Delivery Fulfilment by Optimizing Algorithms
Investments in fulfilment optimizers and store-picking algorithms allow grocers to deliver more products with high-efficiency w.r.t. price and customer experience. Thus, technology will enable retailers to monitor, refresh, and restock inventory in real-time and keep a tab on variations in the pricing and SKU movement.
Supply Chain Agility with Returns Optimizations
Apparel, specialty, and big-box retailers will also gain from having a returns optimization solution. It will help them to deal with increased return levels if people start returning them in volumes. Upgraded versions of supply chain control-tower solutions will also play an important role for supply chain managers to obtain a continuous view of potential threats. It will also lend a framework that helps take corrective actions to better serve the customers.
Virtual in-store Experiences with AR/VR
It is highly likely that customers will still avoid crowded stores and prefer contactless shopping even when lockdown eases. New-age technologies will be used to virtually extend the product experience to the remote users so that physical visits to the store can be minimized or a congregation can be averted. For example, the newly opened Amazon Fresh supermarket has the facility of cashierless checkout. AR/VR can help customers in trying out their collection and proceeding to buy. Lenskart is already implementing this and other companies could benefit by leveraging it as well.

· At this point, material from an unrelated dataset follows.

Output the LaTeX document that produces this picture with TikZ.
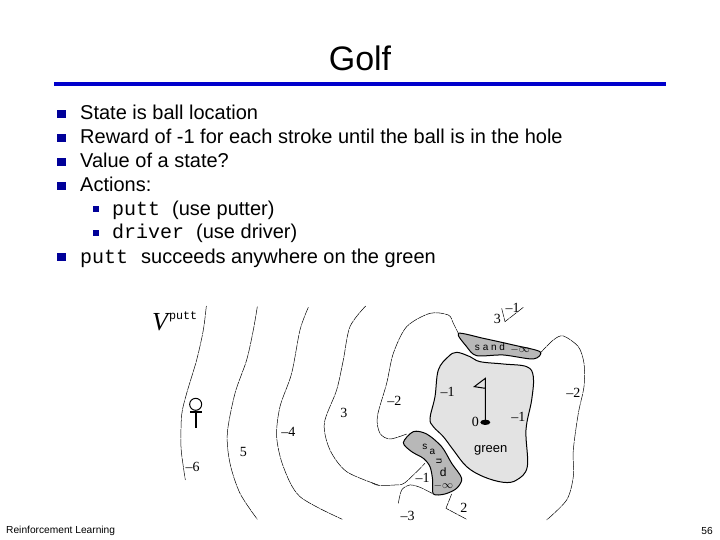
\documentclass[tikz,border=0pt]{standalone}
\usepackage{fontspec}
\setmainfont{Liberation Sans}
\setmonofont{Liberation Mono}
\newfontfamily\figfont{Liberation Serif}
\usetikzlibrary{positioning}
\definecolor{rulecol}{RGB}{0,0,204}
\definecolor{bulletcol}{RGB}{0,0,153}
\begin{document}
\begin{tikzpicture}[x=1pt,y=-1pt, every node/.style={inner sep=0pt}]
\tikzset{
  bigbullet/.style={fill=bulletcol, minimum size=8.5pt},
  smallbullet/.style={fill=bulletcol, minimum size=6pt},
  bodytext/.style={anchor=base west, font=\fontsize{20}{24}\selectfont},
  contourline/.style={line width=0.5pt, dash pattern=on 9pt off 0.7pt},
  bunker/.style={draw, line width=1pt, fill=black!28},
  greenarea/.style={draw, line width=1pt, fill=black!11},
  figlabel/.style={font=\fontsize{14}{16}\figfont},
  figsmall/.style={font=\fontsize{10}{12}\selectfont},
}
\useasboundingbox (0,0) rectangle (720,540);

% title
\node[font=\fontsize{34}{38}\selectfont] (title) at (360,58) {Golf};
\fill[rulecol] (54,82) rectangle (666,86);

% bullets
\node[bigbullet] (b1) at (61.5,114) {};
\node[bigbullet] (b2) at (61.5,138) {};
\node[bigbullet] (b3) at (61.5,162) {};
\node[bigbullet] (b4) at (61.5,186) {};
\node[smallbullet] (b5) at (95.5,209) {};
\node[smallbullet] (b6) at (95.5,233) {};
\node[bigbullet] (b7) at (61.5,257) {};

\node[bodytext] (t1) at (80,120) {State is ball location};
\node[bodytext] (t2) at (80,144) {Reward of -1 for each stroke until the ball is in the hole};
\node[bodytext] (t3) at (80,168) {Value of a state?};
\node[bodytext] (t4) at (80,192) {Actions:};
\node[bodytext] (t5) at (112,215) {\texttt{putt}\hspace{12pt}(use putter)};
\node[bodytext] (t6) at (112,239) {\texttt{driver}\hspace{12pt}(use driver)};
\node[bodytext] (t7) at (80,263) {\texttt{putt}\hspace{13pt}succeeds anywhere on the green};

% value function label
\node[anchor=base west] (vlabel) at (152,330) {\fontsize{26}{28}\figfont\itshape V\hspace{1pt}\raisebox{11pt}{\fontsize{11.7}{14}\ttfamily\upshape putt}};

% left contours
\begin{scope}[shift={(140,290)},x=0.3333pt,y=-0.3333pt]
\draw[contourline] plot[smooth] coordinates {(199,48) (190,120) (170,210) (140,310) (125,375) (123,470) (130,530) (136,570)};
\draw[contourline] plot[smooth] coordinates {(352,50) (340,120) (320,210) (285,310) (262,430) (270,520) (300,610) (352,688)};
\draw[contourline] plot[smooth] coordinates {(505,52) (480,120) (455,250) (420,350) (410,440) (430,530) (480,620) (607,688)};
\draw[contourline] plot[smooth] coordinates {(677,48) (630,110) (610,210) (590,300) (553,400) (570,480) (620,545) (715,585)};
% tee
\draw[line width=1pt] (167,343) circle[radius=18];
\draw[line width=2.5pt] (150,366) -- (185,366);
\draw[line width=1.8pt] (167,366) -- (167,415);
\node[figlabel] (m6) at (158,530) {–6};
\node[figlabel] (v5) at (310,485) {5};
\node[figlabel] (m4) at (445,427) {–4};
\node[figlabel] (v3) at (612,368) {3};
\end{scope}

% green and bunkers
\begin{scope}[shift={(370,290)},x=0.3333pt,y=-0.3333pt]
\draw[contourline] plot[smooth] coordinates {(110,432) (60,447) (30,430) (22,380) (50,280) (70,190) (110,110) (180,70) (235,75) (250,100) (265,130)};
\draw[contourline] plot[smooth] coordinates {(510,190) (550,150) (580,138) (625,170) (642,220) (642,290) (625,370) (610,480) (610,560) (590,630) (530,690)};
\draw[contourline] plot[smooth] coordinates {(5,578) (25,586) (75,585) (105,578) (165,520)};
\draw[contourline] plot[smooth] coordinates {(85,640) (95,600) (120,585) (150,592) (190,612)};
\draw[contourline] (245,612) -- (228,655) -- (290,688);
\draw[contourline] (395,55) -- (405,95) -- (460,52);
\draw[greenarea] plot[smooth cycle, tension=0.6] coordinates {(260,187) (300,200) (330,215) (400,222) (470,230) (490,260) (485,330) (468,420) (472,530) (440,570) (400,577) (340,560) (290,530) (250,480) (220,440) (190,410) (180,385) (195,320) (205,240) (235,200)};
\draw[bunker] plot[smooth cycle, tension=0.5] coordinates {(265,130) (340,145) (430,165) (510,185) (490,207) (400,195) (320,197) (290,170)};
\draw[bunker] plot[smooth cycle, tension=0.5] coordinates {(100,458) (130,425) (170,432) (215,470) (245,520) (275,565) (260,595) (225,612) (190,612) (188,570) (180,530) (160,505) (125,485)};
% flag
\draw[line width=1pt] (346,395) -- (346,265) -- (313,290) -- (346,295);
\fill (346,397) ellipse[x radius=15, y radius=8];
\node[figlabel] (g1) at (233,307) {–1};
\node[figlabel] (g2) at (445,382) {–1};
\node[figlabel] (c2) at (73,332) {–2};
\node[figlabel] (d2) at (610,310) {–2};
\node[figlabel] (hole) at (316,396) {0};
\node[font=\fontsize{13}{15}\selectfont] (greenname) at (362,480) {green};
\node[figlabel] (h1) at (158,565) {–1};
\node[figlabel] (m3) at (113,678) {–3};
\node[figlabel] (v2) at (282,655) {2};
\node[figlabel] (t3v) at (382,88) {3};
\node[figlabel] (t1v) at (428,55) {–1};
\node[font=\fontsize{11}{13}\selectfont] (topinf) at (450,178) {$-\infty$};
\node[font=\fontsize{11}{13}\selectfont] (botinf) at (220,587) {$-\infty$};
\node[figsmall] (topsand) at (360,170) {s a n d};
\node[figsmall] (sand1) at (165,472) {s};
\node[figsmall] (sand2) at (187,487) {a};
\node[figsmall,rotate=-90] (sand3) at (207,515) {n};
\node[font=\fontsize{12}{14}\selectfont] (sand4) at (220,546) {d};
\end{scope}

% footer
\node[anchor=west, font=\fontsize{10.2}{12}\selectfont] (foot) at (6,531) {Reinforcement Learning};
\node[anchor=east, font=\fontsize{10.2}{12}\selectfont] (page) at (713,531) {56};
\end{tikzpicture}
\end{document}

Contactless Payments with Mobile Apps
Contactless payments have been pushed to the mainstream due to the fear of COVID-19 contamination at the point-of-sale systems. As customers are inclined towards contactless payments, retailers are partnering with technology companies to introduce packaged APIs that can connect with mobile apps and enable small and mid-size retailers to offer app-based contactless payments. Walmart, during the initial days of the outbreak in mid-March, introduced a new contactless payment system, Walmart Pay into operations. With it, consumers can simply scan a barcode at the checkout linked to their online credit card information without having to touch anything in the process.
Checkout-Free Retail with AI Computer Vision
Checkout-free retail is what highlights the safety aspects of mobile payments. It comes to life via two ways:
1) Scan-and-Go mobile technology
2) AI Computer Vision (aka AICV)
For Scan-and-Go, the customers walk into the store, use their mobile phones to scan products on the shelves with a retailer’s mobile app, bag the product themselves, and pay electronically by scanning a QR code inside of the app as they exit.
As for AICV, the only difference is that the mobile plays a smaller role. Here, customers scan an app on their phones to enter a store, walk-in, take whatever they want off the shelves and leave the store whenever they want. They are charged much like getting out of the Uber. Cameras and weight sensors in the shelves help to identify product and people movement, whereas, in scan-and-go, the actual scan serves the proxy.
Retail will change forever
The retailers who will survive the unique disruptions of the pandemic are the ones who look at the current situation as an opportunity, regardless of what difficulties they face en-route to recovery. Leveraging data and technology to accelerate innovation and enhance capabilities at all levels will help retailers take the challenges head-on while strengthening their organization for the future.
Retailers should start now, by furthering collaborations to utilise the power of tools and analytics for addressing the challenges inflicted by the pandemic. They should leave no stone unturned to meet the ever-evolving customer’s needs in the New Normal.